Operation Oration was a mixed success, Endifavile, Takrouna, large sections of the coast and part of the inland had been secured. A breakthrough however hadn't been achieved and the cost had been some 1,100 troops. Some 500 from 4th Indian division and 600 from the 1st New Zealand Division had been casualties. German and Italian losses were also heavy, but these were not able to be replaced. In addition some 1,500 (mostly Italian) had been captured.

The northward advance of Eighth Army had "pinched out" US II Corps' eastward facing front line, allowing the corps to be withdrawn and switched to the northern end of the Allied front. This was achieved with great success and speed without the Axis knowing. This move was fully completed by 24 April.

Operation Vulcan commenced the day after Oration had terminated. A renewed effort on the coast was to begin on 29 April. The responsibility for keeping the left flank of Montgomery was to fall on the 2nd New Zealand Division and the 201st Guards Brigade, while the main coastal assault was to be led by the 4th Indian Division. The attack went in - capturing Djebel Terhouna, a strategic high ground five miles north of Enfidaville.

In the event of any success, the armoured formations were to advance eastward to Hammamet. The attack was cancelled however due to 56th Division failure to advance under artileey fire.

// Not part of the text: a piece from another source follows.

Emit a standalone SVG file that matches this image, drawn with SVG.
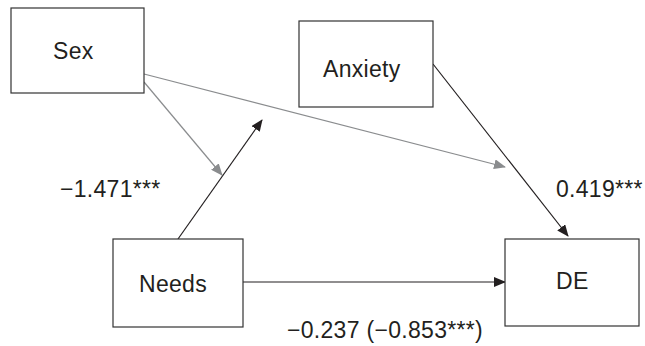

Operation Strike was the last ground attack by the Allied forces of the First Army against the Italian and German forces in Tunis, Cape Bon and Bizerte, the last Axis bridgeheads in North Africa, during the Tunisian campaign of the Second World War. The offensive was launched only a week after the end of 'Vulcan', in which the Axis forces had been severely weakened and hemmed in against the coast, but the allies were unable to break out.